Faulty electrics are extremely dangerous, causing 12,500 fires and 2,000 electric shock accidents in the home each year, according to the National Inspection Council for Electrical Installation Contracting (NICEIC).
However, taking a DIY approach to fixing electrical problems can easily prove fatal; one small error and 240 volts could be coursing through your body (a little worse than bruising your thumb with a hammer!).
Call in the experts
If you suspect your home has faulty wiring, you should get a fully qualified, registered electrician to take a look (find one through approved organisations such as NICEIC, NAPIT or ECA).
But how do you spot problems in the first place? What are the tell-tale signs and causes? And what measures can you take to prevent them from occurring?
Electrical fault ‘spot list’
Fuse box (also known as the fuse board or distribution unit):
• If a fuse box has a wooden back, or cast iron switches, it’s a sure sign it’s very old and needs replacing. The same applies if the fuse box has no labels on it.
• Some boxes may have a mix of fuses, including those that can be re-wired. Again, this is a sign it’s old and needs attention.
• A black electric cable entering the box may also indicate it’s out of date. Modern wiring into fuse boxes is PVC insulated in grey or white. The old black cables are insulated with rubber, which decays over time.
Sockets, plugs and switches:
• If there’s only one or two in a room, it can indicate the electrics in that part of the home are old and out of date.
• Broken plastic revealing the inner workings of the socket or switch.

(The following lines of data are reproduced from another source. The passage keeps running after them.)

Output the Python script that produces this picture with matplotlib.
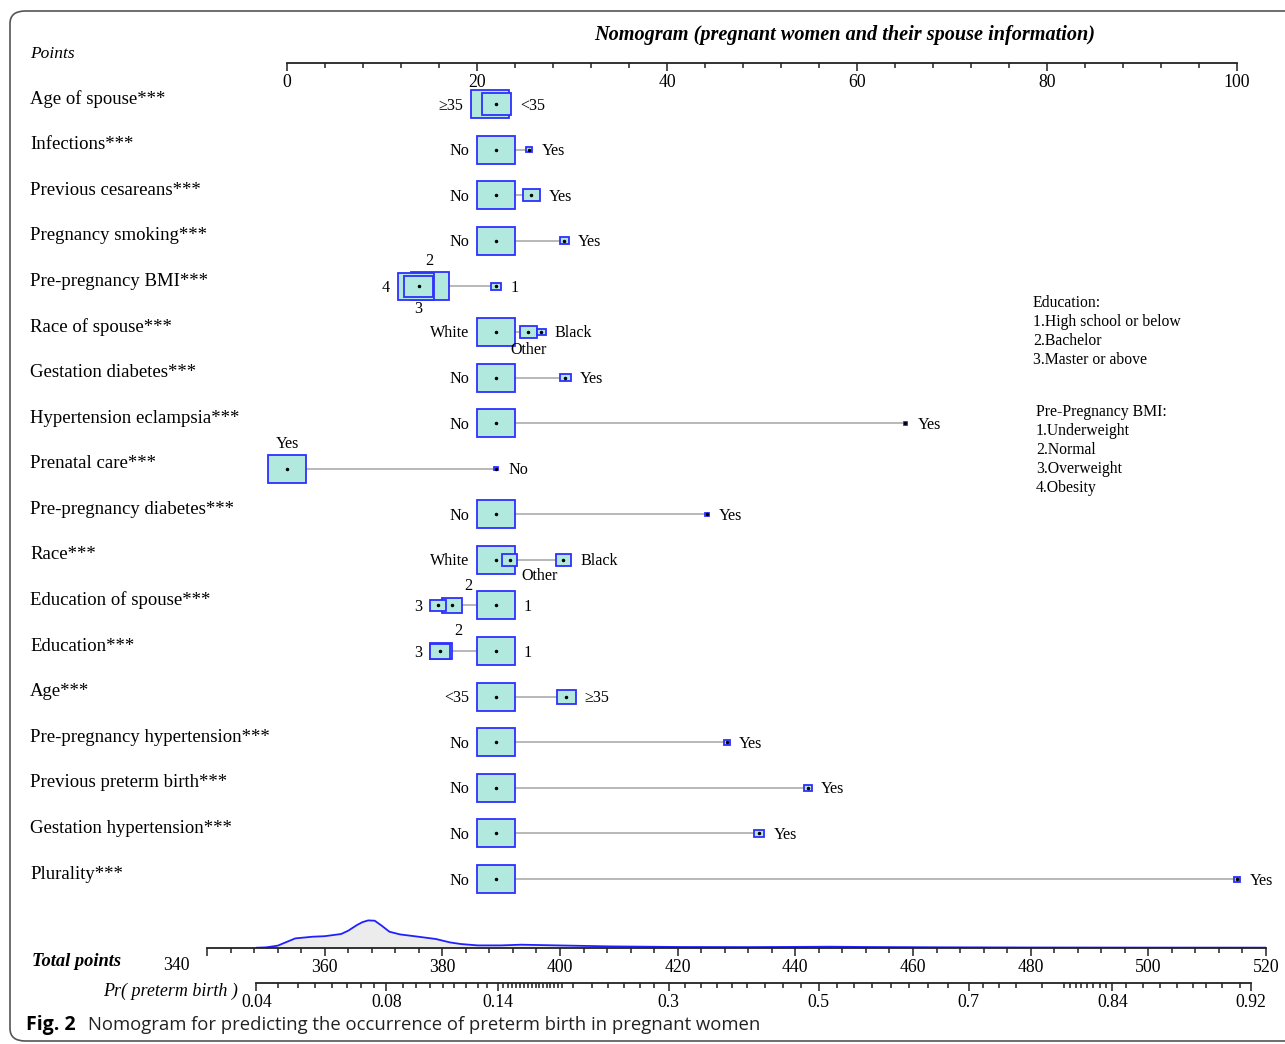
import numpy as np
import matplotlib.pyplot as plt
from matplotlib.patches import Rectangle, FancyBboxPatch

W, H = 1285, 1044
plt.rcParams['font.family'] = ['Liberation Serif', 'DejaVu Serif']

# ---- values ----
variables = ["Age of spouse***", "Infections***", "Previous cesareans***",
             "Pregnancy smoking***", "Pre-pregnancy BMI***", "Race of spouse***",
             "Gestation diabetes***", "Hypertension eclampsia***", "Prenatal care***",
             "Pre-pregnancy diabetes***", "Race***", "Education of spouse***",
             "Education***", "Age***", "Pre-pregnancy hypertension***",
             "Previous preterm birth***", "Gestation hypertension***", "Plurality***"]

level_names = [["≥35", "<35"], ["No", "Yes"], ["No", "Yes"], ["No", "Yes"],
               ["1", "2", "3", "4"], ["White", "Other", "Black"], ["No", "Yes"],
               ["No", "Yes"], ["Yes", "No"], ["No", "Yes"], ["White", "Other", "Black"],
               ["1", "2", "3"], ["1", "2", "3"], ["<35", "≥35"], ["No", "Yes"],
               ["No", "Yes"], ["No", "Yes"], ["No", "Yes"]]

level_points = [[21.4, 22.05], [22.0, 25.5], [22.0, 25.7], [22.0, 29.2],
                [22.0, 15.0, 13.85, 13.55], [22.0, 25.4, 26.75], [22.0, 29.3],
                [22.0, 65.1], [0.0, 22.0], [22.0, 44.2], [22.0, 23.45, 29.1],
                [22.0, 17.4, 15.9], [22.0, 16.2, 16.15], [22.0, 29.4], [22.0, 46.3],
                [22.0, 54.85], [22.0, 49.7], [22.0, 100.0]]

# relative frequency of each level (drives the box size)
level_share = [[1.0, 0.76], [1.0, 0.17], [1.0, 0.44], [1.0, 0.24],
               [0.27, 1.0, 0.76, 0.95], [1.0, 0.44, 0.24], [1.0, 0.28],
               [1.0, 0.08], [1.0, 0.1], [1.0, 0.1], [1.0, 0.4, 0.4],
               [1.0, 0.53, 0.4], [1.0, 0.6, 0.53], [1.0, 0.5], [1.0, 0.16],
               [1.0, 0.21], [1.0, 0.27], [1.0, 0.18]]

points_ticks = np.arange(0, 101, 20)
total_ticks = np.arange(340, 521, 20)

prob_labels = [0.04, 0.08, 0.14, 0.3, 0.5, 0.7, 0.84, 0.92]
prob_minor = [0.045, 0.05, 0.055, 0.06, 0.065, 0.07, 0.075,
              0.087, 0.093, 0.1, 0.107, 0.113, 0.12, 0.127, 0.133,
              0.144, 0.147, 0.15, 0.153, 0.156, 0.159, 0.162, 0.165, 0.168,
              0.171, 0.174, 0.177, 0.18, 0.183, 0.186, 0.19,
              0.2, 0.217, 0.233, 0.25, 0.267, 0.283,
              0.32, 0.34, 0.36, 0.38, 0.4, 0.425, 0.45, 0.475,
              0.525, 0.55, 0.575, 0.6, 0.625, 0.65, 0.675,
              0.717, 0.735, 0.753, 0.779, 0.8, 0.805, 0.81, 0.815, 0.82,
              0.825, 0.83, 0.835, 0.85, 0.862, 0.873, 0.883, 0.892,
              0.899, 0.907, 0.915]

# density of total points in the sample
dens_total = [348.5, 350, 352, 355, 358, 360, 362.8, 364, 365.5, 366.4, 367.4,
              368.5, 369.7, 371, 372.8, 375.9, 378.9, 381.3, 383.1, 386, 390,
              393.4, 399.5, 408.6, 420.7, 432, 440, 446, 452, 465, 480, 500, 520]
dens_height = [0, 0.3, 2, 9.3, 11, 11.5, 13.7, 17, 22.7, 25.5, 27.3,
               27, 22, 16, 13.3, 11, 8.7, 5.3, 3.7, 2.3, 2.3,
               3, 2.3, 1.3, 0.7, 0.6, 0.8, 1.0, 0.7, 0.4, 0.2, 0.1, 0.05]

edu_legend = ["Education:", "1.High school or below", "2.Bachelor", "3.Master or above"]
bmi_legend = ["Pre-Pregnancy BMI:", "1.Underweight", "2.Normal", "3.Overweight", "4.Obesity"]

# logit link: total points -> probability
lp_center = 444.0
lp_scale = 30.09


def prob_to_total(p):
    p = np.asarray(p, float)
    return lp_center + lp_scale * np.log(p / (1 - p))


# label placement that differs from left/right default
placement = {(4, "2"): "t", (4, "3"): "b", (5, "Other"): "b", (8, "Yes"): "t",
             (10, "Other"): "br", (11, "2"): "tr", (12, "2"): "tr"}

# ---- layout (pixels) ----
X0, X1 = 287, 1237
ROW0, ROW_GAP = 104, 45.59
TOP, BOTTOM = 63, 905
PT = 0.72  # points per pixel at dpi 100


def fx(px):
    return px / W


def fy(py):
    return 1 - py / H


fig = plt.figure(figsize=(W / 100, H / 100), dpi=100)

ax = fig.add_axes([fx(X0), fy(BOTTOM), (X1 - X0) / W, (BOTTOM - TOP) / H])
ax.set_xlim(0, 100)
ax.set_ylim((BOTTOM - ROW0) / ROW_GAP, (TOP - ROW0) / ROW_GAP)
ax.axis('off')
px_per_pt = (X1 - X0) / 100.0

face = '#b2e9de'
edge = '#2f2fff'

for r, name in enumerate(variables):
    ax.annotate(name, xy=(fx(30), r), xycoords=('figure fraction', 'data'),
                xytext=(0, 5 * PT), textcoords='offset points',
                ha='left', va='center', fontsize=13.5)
    pts = level_points[r]
    ax.plot([min(pts), max(pts)], [r, r], color='#b8b8b8', lw=1.4, zorder=1)

    order = np.argsort(level_share[r])[::-1]
    imin, imax = int(np.argmin(pts)), int(np.argmax(pts))
    for z, i in enumerate(order):
        p = pts[i]
        s = level_share[r][i]
        w_px = max(38 * s, 3)
        h_px = max(28 * s, 3)
        w = w_px / px_per_pt
        h = h_px / ROW_GAP
        ax.add_patch(Rectangle((p - w / 2, r - h / 2), w, h, facecolor=face,
                               edgecolor=edge, lw=1.3, zorder=2 + z, clip_on=False))
        ax.plot(p, r, 'o', ms=1.5, color='black', zorder=2 + z, clip_on=False)

        lab = level_names[r][i]
        kind = placement.get((r, lab))
        if kind is None:
            kind = 'l' if i == imin else 'r'
        hw, hh = max(w_px / 2, 3), max(h_px / 2, 3)
        if kind == 'l':
            off, ha = (-(hw + 8), -1.5), 'right'
        elif kind == 'r':
            off, ha = (hw + 9, -1.5), 'left'
        elif kind == 't':
            off, ha = (0, hh + 11), 'center'
        elif kind == 'b':
            off, ha = (0, -(hh + 12)), 'center'
        elif kind == 'tr':
            off, ha = (hw + 2, hh + 12), 'left'
        else:
            off, ha = (hw + 4, -(hh + 11)), 'left'
        ax.annotate(lab, xy=(p, r), xytext=(off[0] * PT, off[1] * PT),
                    textcoords='offset points', ha=ha, va='center',
                    fontsize=11.6, zorder=20)


def strip_axis(a):
    for s in ['top', 'left', 'right']:
        a.spines[s].set_visible(False)
    a.spines['bottom'].set_linewidth(1.3)
    a.spines['bottom'].set_color('#222222')
    a.set_yticks([])
    a.patch.set_visible(False)
    a.tick_params(axis='x', which='major', length=6, width=1.1, labelsize=12.8,
                  pad=2, color='#222222')
    a.tick_params(axis='x', which='minor', length=3.5, width=1.1, color='#222222')


# points scale
axp = fig.add_axes([fx(X0), fy(TOP), (X1 - X0) / W, 1 / H])
axp.set_xlim(0, 100)
strip_axis(axp)
axp.set_xticks(points_ticks)
axp.set_xticks(np.arange(0, 101, 4), minor=True)

# total points scale with density
axt = fig.add_axes([fx(207), fy(947.7), 1059 / W, 40 / H])
axt.set_xlim(340, 520)
axt.set_ylim(0, 40)
strip_axis(axt)
axt.fill_between(dens_total, dens_height, color='#ececec', lw=0)
axt.plot(dens_total, dens_height, color='#2020ff', lw=1.3)
axt.set_xticks(total_ticks)
axt.set_xticklabels([''] + [str(t) for t in total_ticks[1:]])
axt.set_xticks(np.arange(340, 521, 4), minor=True)

# probability scale
axr = fig.add_axes([fx(207), fy(983), 1059 / W, 1 / H])
axr.set_xlim(340, 520)
strip_axis(axr)
axr.spines['bottom'].set_bounds(prob_to_total(0.04), prob_to_total(0.92))
axr.set_xticks(prob_to_total(prob_labels))
axr.set_xticklabels([str(p) for p in prob_labels])
axr.set_xticks(prob_to_total(prob_minor), minor=True)

# texts
fig.text(fx(845), fy(35), "Nomogram (pregnant women and their spouse information)",
         ha='center', va='center', fontsize=14.6, weight='bold', style='italic')
fig.text(fx(30), fy(54), "Points", ha='left', va='center', fontsize=12.5, style='italic')
fig.text(fx(32), fy(962), "Total points", ha='left', va='center', fontsize=13.3,
         weight='bold', style='italic')
fig.text(fx(176), fy(965), "340", ha='center', va='center', fontsize=12.8)
fig.text(fx(238), fy(991), "Pr( preterm birth )", ha='right', va='center',
         fontsize=13, style='italic')

for k, line in enumerate(edu_legend):
    fig.text(fx(1033), fy(303 + 19 * k), line, ha='left', va='center', fontsize=11.3)
for k, line in enumerate(bmi_legend):
    fig.text(fx(1036), fy(412 + 19 * k), line, ha='left', va='center', fontsize=11.3)

fig.text(fx(26), fy(1025), "Fig. 2", ha='left', va='center', fontsize=14,
         weight='bold', family='Open Sans')
fig.text(fx(88), fy(1025), "Nomogram for predicting the occurrence of preterm birth in pregnant women",
         ha='left', va='center', fontsize=13.3, family='Open Sans', color='#222222')

frame = FancyBboxPatch((fx(10), fy(1041)), (1310 - 10) / W, (1041 - 11) / H,
                       boxstyle="round,pad=0,rounding_size=0.012",
                       transform=fig.transFigure, fill=False, ec='#555555', lw=1.2)
fig.patches.append(frame)

fig.savefig('out.png', dpi=100)
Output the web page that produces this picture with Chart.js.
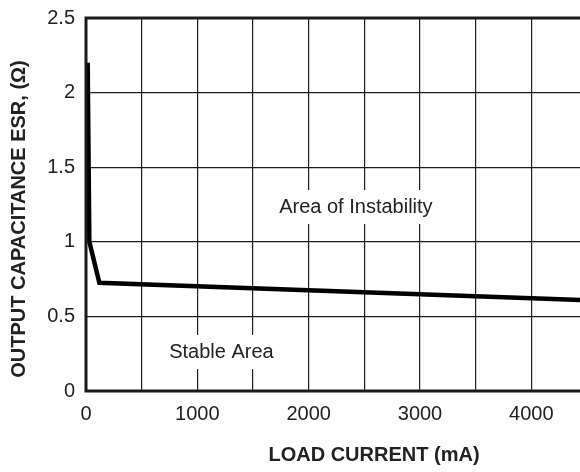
<!DOCTYPE html>
<html>
<head>
<meta charset="utf-8">
<script src="https://cdn.jsdelivr.net/npm/chart.js@4"></script>
<style>
  html, body { margin: 0; padding: 0; background: #fff; overflow: hidden; }
  #wrap { width: 600px; height: 472px; }
  canvas { display: block; }
</style>
</head>
<body>
<div id="wrap"><canvas id="esr" width="592" height="472"></canvas></div>
<script>
// load current (mA) vs output capacitance ESR (ohm)
const loadCurrent = [15, 30, 120, 4440];
const esrValues = [2.2, 1.0, 0.725, 0.61];

const xMax = 4500;          // right edge falls just past the window
const yMax = 2.5;
const xLabelsEvery = 1000;

const xTitle = 'LOAD CURRENT (mA)';
const yTitle = 'OUTPUT CAPACITANCE ESR, (\u03A9)';
const areaNotes = [
    { text: 'Area of Instability', x: 2424, y: 1.24 },
    { text: 'Stable Area', x: 1216, y: 0.268 }
];

const FONT = 'Liberation Sans, Arial, sans-serif';
const INK = '#222';

/* white boxes with the area labels, frame and axis titles */
const decorations = {
    id: 'decorations',
    beforeDatasetsDraw(chart) {
        const ctx = chart.ctx;
        const xs = chart.scales.x, ys = chart.scales.y;
        ctx.save();
        ctx.font = '20px ' + FONT;
        ctx.textAlign = 'center';
        ctx.textBaseline = 'middle';
        areaNotes.forEach(function (n) {
            let px = xs.getPixelForValue(n.x);
            let py = ys.getPixelForValue(n.y);
            let w = ctx.measureText(n.text).width;
            ctx.fillStyle = '#fff';
            ctx.fillRect(px - w / 2 - 6, py - 16, w + 12, 34);
            ctx.fillStyle = INK;
            ctx.fillText(n.text, px, py + 1);
        });
        ctx.restore();
    },
    afterDatasetsDraw(chart) {
        const ctx = chart.ctx;
        const a = chart.chartArea;
        ctx.save();
        ctx.strokeStyle = '#1a1a1a';
        ctx.lineWidth = 3;
        ctx.beginPath();
        ctx.moveTo(a.right, a.top);
        ctx.lineTo(a.left, a.top);
        ctx.lineTo(a.left, a.bottom);
        ctx.lineTo(a.right, a.bottom);
        ctx.stroke();

        ctx.fillStyle = INK;
        ctx.font = 'bold 20px ' + FONT;
        ctx.textAlign = 'center';
        ctx.textBaseline = 'middle';
        ctx.fillText(xTitle, 374, 455);
        ctx.translate(19, 219);
        ctx.rotate(-Math.PI / 2);
        ctx.fillText(yTitle, 0, 0);
        ctx.restore();
    }
};

new Chart(document.getElementById('esr'), {
    type: 'line',
    data: {
        datasets: [{
            data: loadCurrent.map(function (x, i) { return { x: x, y: esrValues[i] }; }),
            borderColor: '#000',
            borderWidth: 4.5,
            pointRadius: 0,
            tension: 0,
            fill: false
        }]
    },
    options: {
        responsive: false,
        animation: false,
        layout: { padding: { top: 18, left: 0, right: 5, bottom: 0 } },
        plugins: { legend: { display: false }, tooltip: { enabled: false } },
        scales: {
            x: {
                type: 'linear',
                min: 0,
                max: xMax,
                afterFit(scale) {
                    scale.height = 81;
                    scale.paddingLeft = 0;
                    scale.paddingRight = 0;
                },
                grid: { color: '#1e1e1e', lineWidth: 1.2, drawTicks: false },
                border: { display: false },
                ticks: {
                    stepSize: 500,
                    padding: 11,
                    color: INK,
                    font: { family: FONT, size: 20 },
                    maxRotation: 0,
                    autoSkip: false,
                    callback: function (v) { return v % xLabelsEvery === 0 && v < xMax ? String(v) : ''; }
                }
            },
            y: {
                min: 0,
                max: yMax,
                afterFit(scale) {
                    scale.width = 86;
                    scale.paddingTop = 0;
                    scale.paddingBottom = 0;
                },
                grid: { color: '#1e1e1e', lineWidth: 1.2, drawTicks: false },
                border: { display: false },
                ticks: {
                    stepSize: 0.5,
                    padding: 11,
                    color: INK,
                    font: { family: FONT, size: 20 },
                    callback: function (v) { return String(v); }
                }
            }
        }
    },
    plugins: [decorations]
});
</script>
</body>
</html>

• Are sockets of the more modern, 3-pin variety, or of the round-pin type? Round-pin indicates they’re old and need changing.
• Black switches.
• Sockets fitted into skirting boards, rather than directly into the wall itself.
• Plugs which feel hot.
• Old, round switches can date back to pre-1960s.
• Braided flex (which can look like cord or rope wound around itself) hanging from features such as a ceiling rose.
• Flickering lights.
• Light fittings with bulbs that need replacing more regularly than usual.
On-going maintenance, prevention and checks
• Don’t overload sockets with too many extension leads and ‘four-in-one’ type plugs.
• Upgrade all old wiring, even if you haven’t had problems up to that point.
• The NICEIC recommends that you have a full electrical inspection of your home by a qualified electrician every ten years (particularly important if you’re thinking of selling your home).
• Make sure you keep the certificate after an inspection for re-selling purposes.
• Rewire before you decorate – wiring work often requires pulling up floorboards, working behind plaster and plasterboard, and under carpets and flooring.
• If you’ve got a number of electrical jobs the need doing, they can all add up and it can be more cost-effective to have a home totally re-wired. Get quotes for both.
• Change wires that don’t go anywhere and are either not taped up at the ends, or have ends wrapped in electrical tape.
• Tighten up wobbly switches, plugs etc (after switching off the power source).
Vital to get your electrics checked
If you haven’t had your electrics tested by a qualified electrician, it could be a good idea to do so. Many home insurance policies require that you do at least once over a certain period, and you could be invalidating your cover if you haven’t.